Scientists at Australia’s Curtin University have discovered that if you are overweight, far from boosting your heart’s health, moderate alcohol consumption may actually put it at risk.
Writing in this month’s issue of the Australia and New Zealand Journal of Public Health, Dr Tim Lobstein and Professor Mike Daube acknowledged that previous studies show that a little alcohol may lower your risk of heart disease, while a lot will raise the risk.
However, the researchers in Perth were concerned that the data used in these studies had come from surveys undertaken more than 40 years ago when people were much slimmer than they are today.
Therefore, they believed that the findings may no longer stand.
Dr Lobstein, who is director of policy at the International Association for the Study of Obesity in London and who co-authored the research, said: ‘We were concerned that the findings from a previous generation may not apply to our modern, fatter population.
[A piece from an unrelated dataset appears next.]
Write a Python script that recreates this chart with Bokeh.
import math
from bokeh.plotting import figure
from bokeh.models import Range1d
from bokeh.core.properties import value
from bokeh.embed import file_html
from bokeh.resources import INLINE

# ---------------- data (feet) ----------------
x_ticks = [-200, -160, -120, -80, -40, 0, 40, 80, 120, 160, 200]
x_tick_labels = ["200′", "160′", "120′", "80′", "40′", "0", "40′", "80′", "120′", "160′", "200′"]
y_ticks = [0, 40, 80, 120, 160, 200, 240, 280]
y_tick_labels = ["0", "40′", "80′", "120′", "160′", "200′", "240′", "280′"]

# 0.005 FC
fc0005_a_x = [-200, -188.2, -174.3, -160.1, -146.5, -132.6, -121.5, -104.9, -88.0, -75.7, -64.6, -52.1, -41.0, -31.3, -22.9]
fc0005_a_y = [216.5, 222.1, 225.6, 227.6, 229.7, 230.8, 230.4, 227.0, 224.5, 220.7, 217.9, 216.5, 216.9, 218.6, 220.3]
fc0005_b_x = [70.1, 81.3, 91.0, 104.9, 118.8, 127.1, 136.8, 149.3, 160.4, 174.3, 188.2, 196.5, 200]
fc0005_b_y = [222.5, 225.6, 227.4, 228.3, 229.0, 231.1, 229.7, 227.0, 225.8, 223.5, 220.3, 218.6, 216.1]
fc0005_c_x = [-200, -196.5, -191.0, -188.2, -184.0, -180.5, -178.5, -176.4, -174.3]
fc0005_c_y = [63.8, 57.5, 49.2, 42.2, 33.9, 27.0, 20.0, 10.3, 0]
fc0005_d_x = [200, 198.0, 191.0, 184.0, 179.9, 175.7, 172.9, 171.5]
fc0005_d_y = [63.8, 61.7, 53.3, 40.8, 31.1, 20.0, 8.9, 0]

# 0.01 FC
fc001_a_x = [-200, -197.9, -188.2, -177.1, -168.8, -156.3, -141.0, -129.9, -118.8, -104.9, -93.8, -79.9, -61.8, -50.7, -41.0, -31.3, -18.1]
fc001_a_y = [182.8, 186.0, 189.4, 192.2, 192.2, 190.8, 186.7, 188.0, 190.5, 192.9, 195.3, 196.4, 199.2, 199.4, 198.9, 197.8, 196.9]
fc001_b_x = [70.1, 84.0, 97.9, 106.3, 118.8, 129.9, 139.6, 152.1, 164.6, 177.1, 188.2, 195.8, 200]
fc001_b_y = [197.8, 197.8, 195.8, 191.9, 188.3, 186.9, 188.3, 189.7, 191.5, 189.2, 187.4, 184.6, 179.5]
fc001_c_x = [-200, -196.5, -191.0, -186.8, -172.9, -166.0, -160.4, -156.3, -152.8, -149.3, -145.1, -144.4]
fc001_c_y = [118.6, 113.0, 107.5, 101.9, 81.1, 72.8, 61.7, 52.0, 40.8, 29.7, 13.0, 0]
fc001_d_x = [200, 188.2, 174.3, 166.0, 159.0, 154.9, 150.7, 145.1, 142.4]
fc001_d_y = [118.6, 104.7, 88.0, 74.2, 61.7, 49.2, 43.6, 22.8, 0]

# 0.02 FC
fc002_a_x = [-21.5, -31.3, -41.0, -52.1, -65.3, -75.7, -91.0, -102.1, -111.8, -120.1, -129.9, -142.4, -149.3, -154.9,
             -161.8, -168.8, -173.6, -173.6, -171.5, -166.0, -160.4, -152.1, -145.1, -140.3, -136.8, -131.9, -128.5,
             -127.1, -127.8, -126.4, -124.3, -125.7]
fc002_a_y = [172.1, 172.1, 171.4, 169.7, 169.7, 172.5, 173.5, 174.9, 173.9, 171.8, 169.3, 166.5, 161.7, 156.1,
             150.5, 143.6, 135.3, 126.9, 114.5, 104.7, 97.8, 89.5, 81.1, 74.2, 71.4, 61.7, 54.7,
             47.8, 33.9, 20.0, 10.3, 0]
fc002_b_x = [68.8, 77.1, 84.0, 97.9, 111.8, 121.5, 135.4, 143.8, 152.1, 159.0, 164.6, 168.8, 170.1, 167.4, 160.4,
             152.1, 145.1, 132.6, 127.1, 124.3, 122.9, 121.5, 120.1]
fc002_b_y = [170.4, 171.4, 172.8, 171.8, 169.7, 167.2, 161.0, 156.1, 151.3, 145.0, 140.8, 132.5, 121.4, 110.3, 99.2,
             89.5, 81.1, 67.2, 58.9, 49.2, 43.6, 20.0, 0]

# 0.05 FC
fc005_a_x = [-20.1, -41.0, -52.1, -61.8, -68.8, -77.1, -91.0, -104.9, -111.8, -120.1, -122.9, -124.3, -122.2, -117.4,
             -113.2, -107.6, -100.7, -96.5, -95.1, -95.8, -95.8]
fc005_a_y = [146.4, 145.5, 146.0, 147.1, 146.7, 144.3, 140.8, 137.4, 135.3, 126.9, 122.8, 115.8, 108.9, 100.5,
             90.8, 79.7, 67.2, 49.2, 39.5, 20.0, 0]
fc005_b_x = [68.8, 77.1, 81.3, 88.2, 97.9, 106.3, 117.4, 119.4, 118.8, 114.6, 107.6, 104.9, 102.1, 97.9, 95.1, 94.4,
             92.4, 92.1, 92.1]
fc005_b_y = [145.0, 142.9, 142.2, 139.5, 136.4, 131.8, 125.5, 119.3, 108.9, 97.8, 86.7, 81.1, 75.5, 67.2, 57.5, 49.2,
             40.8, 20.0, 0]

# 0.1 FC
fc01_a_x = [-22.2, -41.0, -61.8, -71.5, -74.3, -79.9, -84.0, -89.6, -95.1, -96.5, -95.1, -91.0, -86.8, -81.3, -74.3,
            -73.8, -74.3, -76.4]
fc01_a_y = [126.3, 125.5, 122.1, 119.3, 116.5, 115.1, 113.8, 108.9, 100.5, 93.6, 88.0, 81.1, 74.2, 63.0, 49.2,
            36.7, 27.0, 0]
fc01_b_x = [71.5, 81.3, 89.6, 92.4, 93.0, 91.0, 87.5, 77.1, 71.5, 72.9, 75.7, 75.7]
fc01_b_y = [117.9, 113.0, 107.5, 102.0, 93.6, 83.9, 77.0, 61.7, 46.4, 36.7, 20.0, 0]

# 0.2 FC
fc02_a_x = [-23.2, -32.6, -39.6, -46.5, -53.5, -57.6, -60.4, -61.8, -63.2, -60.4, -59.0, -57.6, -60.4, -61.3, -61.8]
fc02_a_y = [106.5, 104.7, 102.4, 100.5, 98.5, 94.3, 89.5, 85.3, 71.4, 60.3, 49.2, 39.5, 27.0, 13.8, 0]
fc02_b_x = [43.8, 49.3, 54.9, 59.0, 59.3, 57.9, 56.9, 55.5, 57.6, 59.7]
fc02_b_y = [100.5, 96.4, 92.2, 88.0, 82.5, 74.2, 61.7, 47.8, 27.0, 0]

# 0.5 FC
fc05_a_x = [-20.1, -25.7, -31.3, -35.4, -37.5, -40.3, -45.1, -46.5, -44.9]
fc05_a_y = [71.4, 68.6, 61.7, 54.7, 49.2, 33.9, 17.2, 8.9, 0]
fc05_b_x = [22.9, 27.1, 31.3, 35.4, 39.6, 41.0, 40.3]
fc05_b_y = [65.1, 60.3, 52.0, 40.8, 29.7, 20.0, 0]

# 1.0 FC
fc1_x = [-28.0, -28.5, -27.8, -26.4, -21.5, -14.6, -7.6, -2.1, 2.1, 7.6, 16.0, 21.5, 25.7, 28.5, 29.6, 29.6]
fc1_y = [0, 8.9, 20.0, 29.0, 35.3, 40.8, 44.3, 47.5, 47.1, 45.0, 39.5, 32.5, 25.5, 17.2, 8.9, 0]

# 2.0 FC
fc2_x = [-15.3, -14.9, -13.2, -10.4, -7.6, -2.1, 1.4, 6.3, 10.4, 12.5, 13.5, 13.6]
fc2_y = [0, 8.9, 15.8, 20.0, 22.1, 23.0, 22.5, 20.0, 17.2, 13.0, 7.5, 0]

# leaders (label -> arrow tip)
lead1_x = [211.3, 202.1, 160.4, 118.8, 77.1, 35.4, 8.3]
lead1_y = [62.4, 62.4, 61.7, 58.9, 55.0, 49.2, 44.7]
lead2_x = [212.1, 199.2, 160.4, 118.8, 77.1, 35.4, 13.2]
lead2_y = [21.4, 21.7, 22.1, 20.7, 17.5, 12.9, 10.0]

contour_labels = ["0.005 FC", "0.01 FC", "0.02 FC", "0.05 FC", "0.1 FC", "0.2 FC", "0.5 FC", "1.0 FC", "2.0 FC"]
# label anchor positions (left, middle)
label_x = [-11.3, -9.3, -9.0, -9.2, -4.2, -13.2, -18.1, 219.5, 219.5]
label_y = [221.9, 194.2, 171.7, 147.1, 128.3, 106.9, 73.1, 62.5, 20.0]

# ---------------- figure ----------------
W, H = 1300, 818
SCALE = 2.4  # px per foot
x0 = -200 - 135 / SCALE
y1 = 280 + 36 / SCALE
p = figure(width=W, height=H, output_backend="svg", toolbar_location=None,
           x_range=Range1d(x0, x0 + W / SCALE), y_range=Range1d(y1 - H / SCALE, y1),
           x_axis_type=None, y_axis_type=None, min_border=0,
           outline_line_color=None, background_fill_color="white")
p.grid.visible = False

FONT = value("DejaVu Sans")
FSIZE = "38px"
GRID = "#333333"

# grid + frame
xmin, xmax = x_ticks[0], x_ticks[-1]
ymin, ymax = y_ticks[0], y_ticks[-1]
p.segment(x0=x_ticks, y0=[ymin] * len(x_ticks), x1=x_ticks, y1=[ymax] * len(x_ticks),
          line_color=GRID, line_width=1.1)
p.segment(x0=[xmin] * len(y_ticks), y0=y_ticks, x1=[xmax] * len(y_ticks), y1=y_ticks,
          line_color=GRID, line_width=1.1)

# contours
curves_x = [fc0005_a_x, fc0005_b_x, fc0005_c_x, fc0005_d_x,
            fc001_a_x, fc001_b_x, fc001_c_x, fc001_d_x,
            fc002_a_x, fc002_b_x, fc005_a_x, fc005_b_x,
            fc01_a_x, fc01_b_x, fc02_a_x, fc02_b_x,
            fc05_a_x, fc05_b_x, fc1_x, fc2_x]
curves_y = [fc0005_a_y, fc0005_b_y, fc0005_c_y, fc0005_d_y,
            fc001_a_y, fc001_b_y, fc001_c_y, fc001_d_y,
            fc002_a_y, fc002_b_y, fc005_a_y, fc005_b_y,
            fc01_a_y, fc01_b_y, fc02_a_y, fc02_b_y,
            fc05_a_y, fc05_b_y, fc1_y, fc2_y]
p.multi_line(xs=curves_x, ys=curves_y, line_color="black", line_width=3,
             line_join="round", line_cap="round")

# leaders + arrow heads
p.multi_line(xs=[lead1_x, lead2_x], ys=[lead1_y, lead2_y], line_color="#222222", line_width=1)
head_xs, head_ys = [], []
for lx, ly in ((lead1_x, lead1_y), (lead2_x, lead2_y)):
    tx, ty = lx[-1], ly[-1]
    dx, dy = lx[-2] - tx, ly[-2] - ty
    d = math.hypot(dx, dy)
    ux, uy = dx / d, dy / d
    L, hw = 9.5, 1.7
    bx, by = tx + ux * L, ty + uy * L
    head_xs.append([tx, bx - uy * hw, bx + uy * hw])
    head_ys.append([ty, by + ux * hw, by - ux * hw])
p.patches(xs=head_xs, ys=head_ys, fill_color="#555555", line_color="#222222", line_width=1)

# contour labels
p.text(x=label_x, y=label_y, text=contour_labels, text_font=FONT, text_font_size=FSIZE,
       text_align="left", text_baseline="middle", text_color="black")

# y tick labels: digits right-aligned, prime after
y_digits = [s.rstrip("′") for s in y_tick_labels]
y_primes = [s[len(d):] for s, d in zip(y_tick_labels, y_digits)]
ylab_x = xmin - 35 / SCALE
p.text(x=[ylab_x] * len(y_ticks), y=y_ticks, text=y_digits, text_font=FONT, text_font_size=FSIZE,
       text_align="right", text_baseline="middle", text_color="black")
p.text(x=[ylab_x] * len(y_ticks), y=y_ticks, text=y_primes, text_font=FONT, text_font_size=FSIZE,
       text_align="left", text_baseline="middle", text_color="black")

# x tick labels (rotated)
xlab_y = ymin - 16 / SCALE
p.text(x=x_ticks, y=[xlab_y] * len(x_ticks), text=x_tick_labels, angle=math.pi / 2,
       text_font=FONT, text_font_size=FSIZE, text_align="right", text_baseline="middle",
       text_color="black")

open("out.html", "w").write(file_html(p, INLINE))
‘So we revisited the data in the classic Framingham Heart Study (a landmark study which identifies risk factors for heart disease), and examined the differences between slimmer and fatter men to see how the J-shaped curve held up.’
The researchers discovered that the health benefits still hold for slim men but not for those with a Body Mass Index above 27.5.
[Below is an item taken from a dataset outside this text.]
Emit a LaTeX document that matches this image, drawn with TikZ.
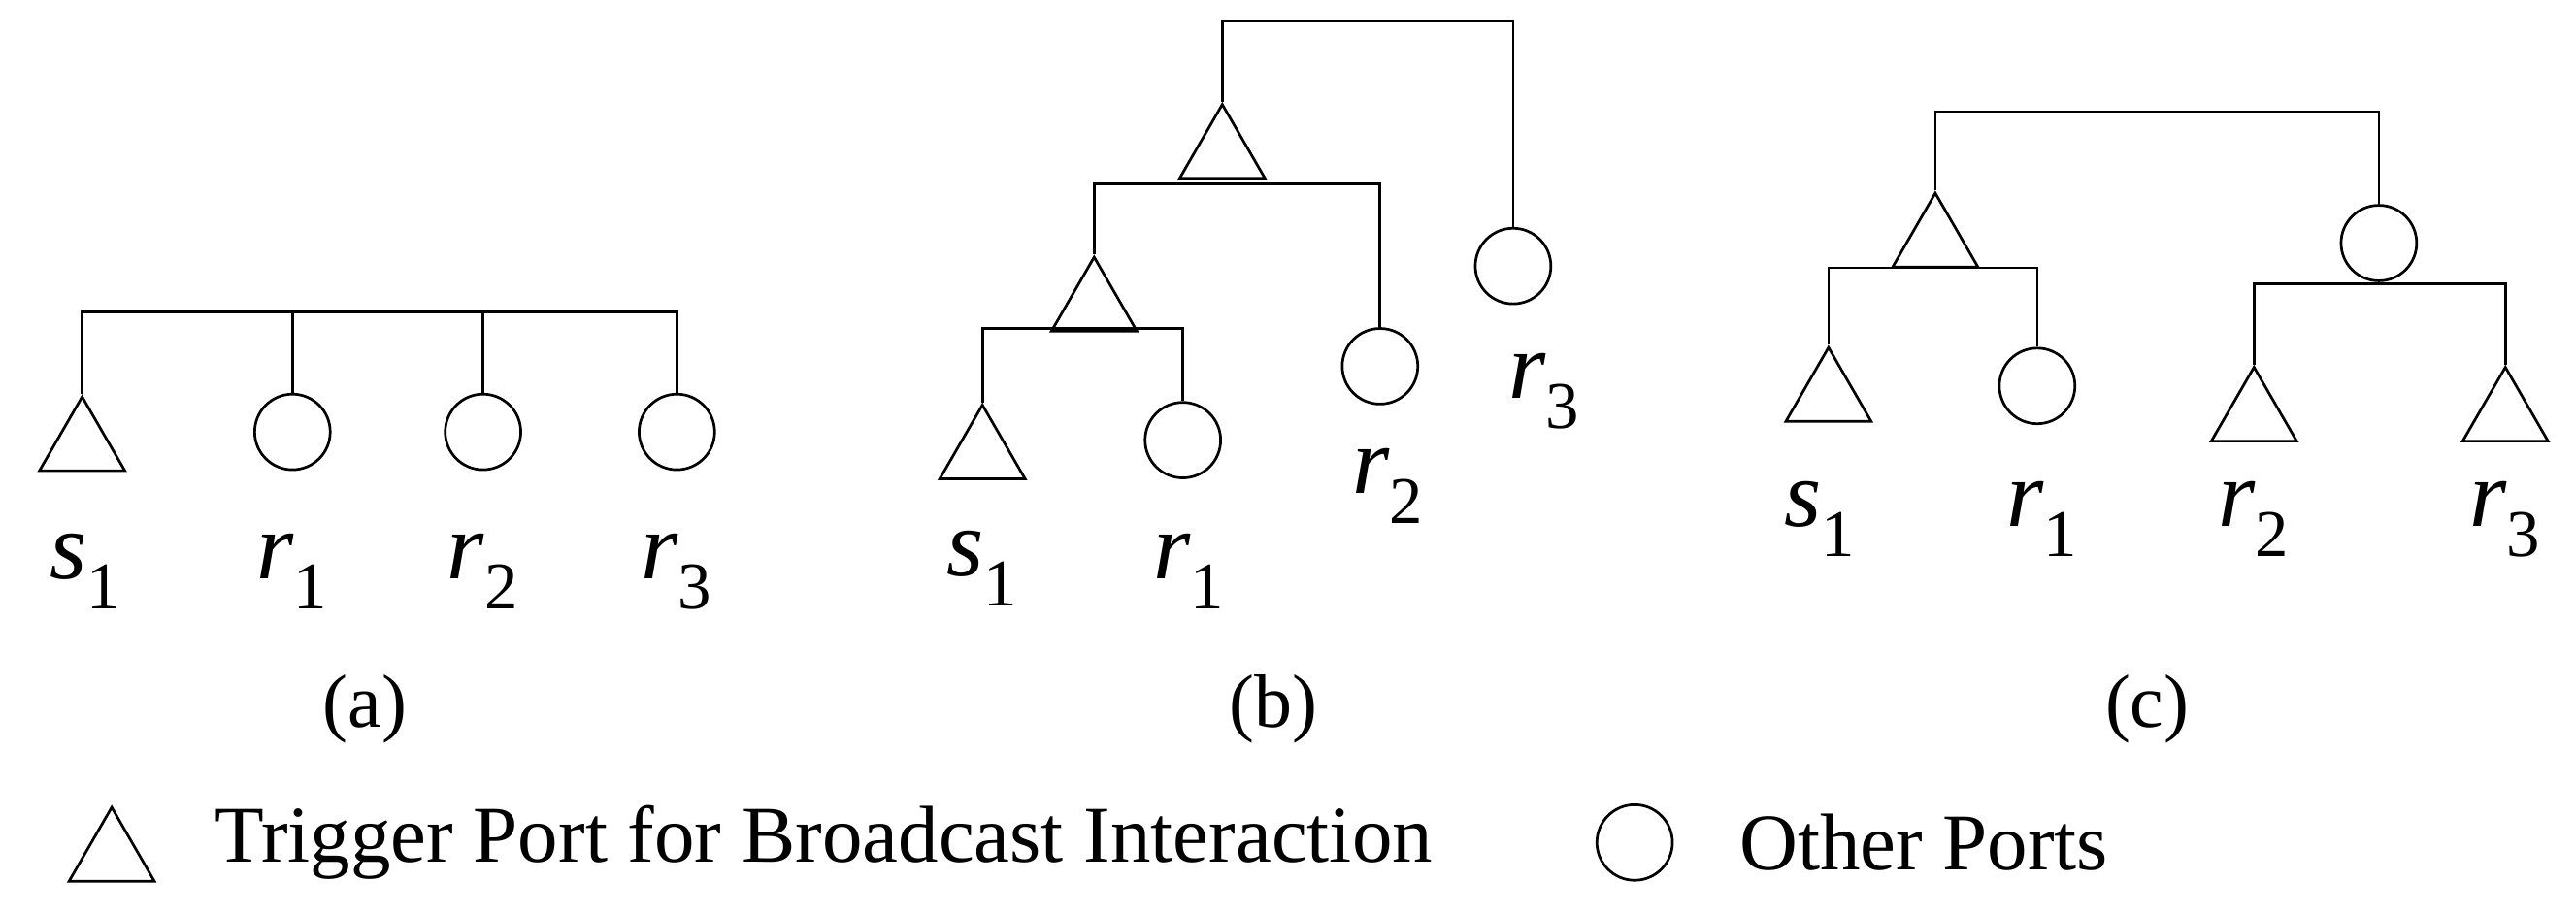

Healthcare professionals recommend that a healthy BMI is between 18.5 and 25.
The study comes at a time when the latest NHS figures show that 42 per cent of men and 32 per cent of women are overweight – they have a BMI of more than 25.
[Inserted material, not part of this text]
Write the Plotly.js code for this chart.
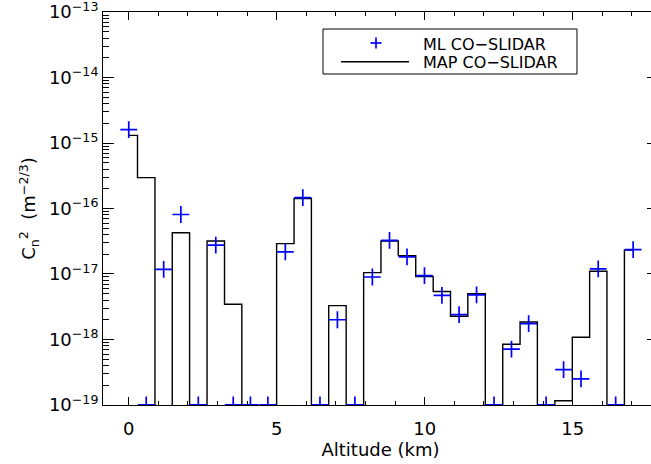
<!DOCTYPE html>
<html>
<head>
<meta charset="utf-8">
<script src="https://cdn.plot.ly/plotly-3.0.1.min.js"></script>
<style>
html, body { margin: 0; padding: 0; overflow: hidden; background: #fff; }
#chart { width: 660px; height: 464px; }
</style>
</head>
<body>
<div id="chart"></div>
<script>
// Altitude of each retrieval layer (km)
const altitude = [0, 0.59, 1.18, 1.76, 2.35, 2.94, 3.53, 4.11, 4.70, 5.29,
                  5.88, 6.46, 7.05, 7.64, 8.23, 8.81, 9.40, 9.99, 10.58, 11.16,
                  11.75, 12.34, 12.93, 13.51, 14.10, 14.69, 15.28, 15.86, 16.45, 17.04];
// ML CO-SLIDAR estimates of Cn2 (m^-2/3); 0 = at/below the plot floor
const mlCn2 = [1.6e-15, 0, 1.18e-17, 8.1e-17, 0, 2.75e-17, 0, 0, 0, 2.17e-17,
               1.47e-16, 0, 2.0e-18, 0, 9.0e-18, 3.27e-17, 1.82e-17, 9.45e-18, 4.7e-18, 2.4e-18,
               4.8e-18, 0, 7.1e-19, 1.75e-18, 0, 3.47e-19, 2.5e-19, 1.2e-17, 0, 2.35e-17];
// MAP CO-SLIDAR estimates of Cn2 (m^-2/3); 0 = at/below the plot floor
const mapCn2 = [1.31e-15, 2.96e-16, 0, 4.27e-17, 0, 3.19e-17, 3.45e-18, 0, 0, 2.91e-17,
                1.42e-16, 0, 3.29e-18, 0, 1.05e-17, 3.19e-17, 1.91e-17, 9.1e-18, 5.4e-18, 2.26e-18,
                5.0e-18, 0, 8.45e-19, 1.85e-18, 0, 1.16e-19, 1.08e-18, 1.1e-17, 0, 2.32e-17];
const yTickVals = [1e-19, 1e-18, 1e-17, 1e-16, 1e-15, 1e-14, 1e-13];
const yTickText = ['10<sup>−19</sup>', '10<sup>−18</sup>', '10<sup>−17</sup>', '10<sup>−16</sup>',
                   '10<sup>−15</sup>', '10<sup>−14</sup>', '10<sup>−13</sup>'];
const xTickVals = [0, 5, 10, 15];
const seriesNames = ['ML CO−SLIDAR', 'MAP CO−SLIDAR'];

const FLOOR = 1e-19;
const FONT = 'DejaVu Sans, Verdana, sans-serif';
const X_RANGE = [-0.87, 17.88];
const Y_RANGE = [-19.0004, -12.9996];

const mlPlot = mlCn2.map(v => v > 0 ? v : FLOOR);
const mapPlot = mapCn2.map(v => v > 0 ? v : 1e-22);

// minor tick positions (axis decoration)
const yMinor = [];
for (let e = -19; e < -13; e++) {
  for (let m = 2; m <= 9; m++) yMinor.push(m * Math.pow(10, e));
}
const xMinor = [];
for (let k = 0; k <= 17; k++) if (k % 5 !== 0) xMinor.push(k);

const traces = [
  { x: altitude, y: mapPlot, type: 'scatter', mode: 'lines', name: seriesNames[1],
    line: { color: '#000', width: 1.4, shape: 'hvh' }, cliponaxis: true, showlegend: false },
  { x: altitude, y: mlPlot, type: 'scatter', mode: 'markers', name: seriesNames[0],
    marker: { symbol: 'cross-thin', size: 12, color: 'rgb(0,0,255)', line: { color: 'rgb(0,0,255)', width: 1.7 } },
    cliponaxis: true, showlegend: false }
];

// legend drawn in paper coordinates
const lg = { x0: 0.3964, x1: 0.854, y0: 0.8422, y1: 0.9567, px: 0.4919, py: 0.9211, lx0: 0.4288, lx1: 0.5514, ly: 0.8735, tx: 0.573 };
const shapes = [
  { type: 'rect', xref: 'paper', yref: 'paper', x0: lg.x0, x1: lg.x1, y0: lg.y0, y1: lg.y1, line: { color: '#000', width: 1 }, fillcolor: 'rgba(0,0,0,0)' },
  { type: 'line', xref: 'paper', yref: 'paper', x0: lg.lx0, x1: lg.lx1, y0: lg.ly, y1: lg.ly, line: { color: '#000', width: 1.4 } },
  { type: 'line', xref: 'paper', yref: 'paper', x0: lg.px - 0.0099, x1: lg.px + 0.0099, y0: lg.py, y1: lg.py, line: { color: 'rgb(0,0,255)', width: 1.7 } },
  { type: 'line', xref: 'paper', yref: 'paper', x0: lg.px, x1: lg.px, y0: lg.py - 0.014, y1: lg.py + 0.014, line: { color: 'rgb(0,0,255)', width: 1.7 } }
];
const annotations = [
  { xref: 'paper', yref: 'paper', x: lg.tx, y: lg.py - 0.003, xanchor: 'left', yanchor: 'middle', text: seriesNames[0], showarrow: false, font: { family: FONT, size: 16, color: '#000' } },
  { xref: 'paper', yref: 'paper', x: lg.tx, y: lg.ly - 0.003, xanchor: 'left', yanchor: 'middle', text: seriesNames[1], showarrow: false, font: { family: FONT, size: 16, color: '#000' } }
];

const layout = {
  width: 660, height: 464,
  margin: { l: 103, r: 2, t: 12, b: 59 },
  paper_bgcolor: '#fff', plot_bgcolor: '#fff',
  font: { family: FONT, size: 18, color: '#000' },
  showlegend: false,
  xaxis: {
    range: X_RANGE, showgrid: false, zeroline: false,
    showline: true, linecolor: '#000', linewidth: 1, mirror: 'ticks',
    ticks: 'inside', ticklen: 8, tickwidth: 1, tickcolor: '#000',
    tickmode: 'array', tickvals: xTickVals, ticklabelstandoff: 7,
    tickfont: { family: FONT, size: 18 },
    minor: { ticks: 'inside', ticklen: 4, tickwidth: 1, tickcolor: '#000', tickmode: 'array', tickvals: xMinor, showgrid: false },
    title: { text: 'Altitude (km)', font: { family: FONT, size: 18 }, standoff: 4 }
  },
  yaxis: {
    type: 'log', range: Y_RANGE, showgrid: false, zeroline: false,
    showline: true, linecolor: '#000', linewidth: 1, mirror: 'ticks',
    ticks: 'inside', ticklen: 11, tickwidth: 1, tickcolor: '#000',
    tickmode: 'array', tickvals: yTickVals, ticktext: yTickText, ticklabeloverflow: 'allow',
    tickfont: { family: FONT, size: 18 },
    minor: { ticks: 'inside', ticklen: 6, tickwidth: 1, tickcolor: '#000', tickmode: 'array', tickvals: yMinor, showgrid: false },
    title: { text: 'C<sub>n</sub><sup>2</sup>  (m<sup>−2/3</sup>)', font: { family: FONT, size: 18 }, standoff: 8 }
  },
  shapes: shapes,
  annotations: annotations
};

Plotly.newPlot('chart', traces, layout, { displayModeBar: false, staticPlot: true });
</script>
</body>
</html>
Furthermore, 26 per cent of adults in the UK are classed as obese because their BMI is more than 30.
Moderate alcohol consumption is not good for people with a BMI of more than 27.5
Research published in The Lancet last year showed that the average BMI for adults in the UK is currently 27.
Dr Lobstein said: ‘In effect, the standard advice about a small amount of alcohol being good for the heart doesn’t stack up for overweight men.
‘We will need to check other surveys and see if they show the same pattern, and we will need to check the data for women.
‘We know that apart from heart disease, other causes of disease are made worse by even small amounts of alcohol, including cancer, diabetes and stroke – the major chronic disease killers,’ he added.
‘For now, the advice has to be that there is no such thing as a beneficial level of consumption, especially if you are overweight.’
Other recent research has shown that wine could have additional health-giving properties.
Studies have indicated alcohol may raise levels of good cholesterol and be beneficial to blood vessels, while antioxidants in wine are thought to protect arteries.
Cardiologist Geoffrey Tofler, of the University of Sydney, has found that moderate wine drinkers have higher levels of HDL, the so-called ‘good cholesterol’.
His study of 3,000 people found that the platelets of people who drank three to six standard measures a week are much less likely to clump together in a way that could cause clotting.
Meanwhile, researchers at Leicester University also found that drinking a large glass of red wine each day could help prevent bowel cancer.
Their research showed that resveratrol, a substance found in the skin of red grapes, has cancer-fighting properties.
Just small quantities of the substance were shown to halve the growth of tumours.
Similarly, researchers at the University of Missouri discovered that resveratrol can make prostate tumour cells more susceptible to radiation treatment.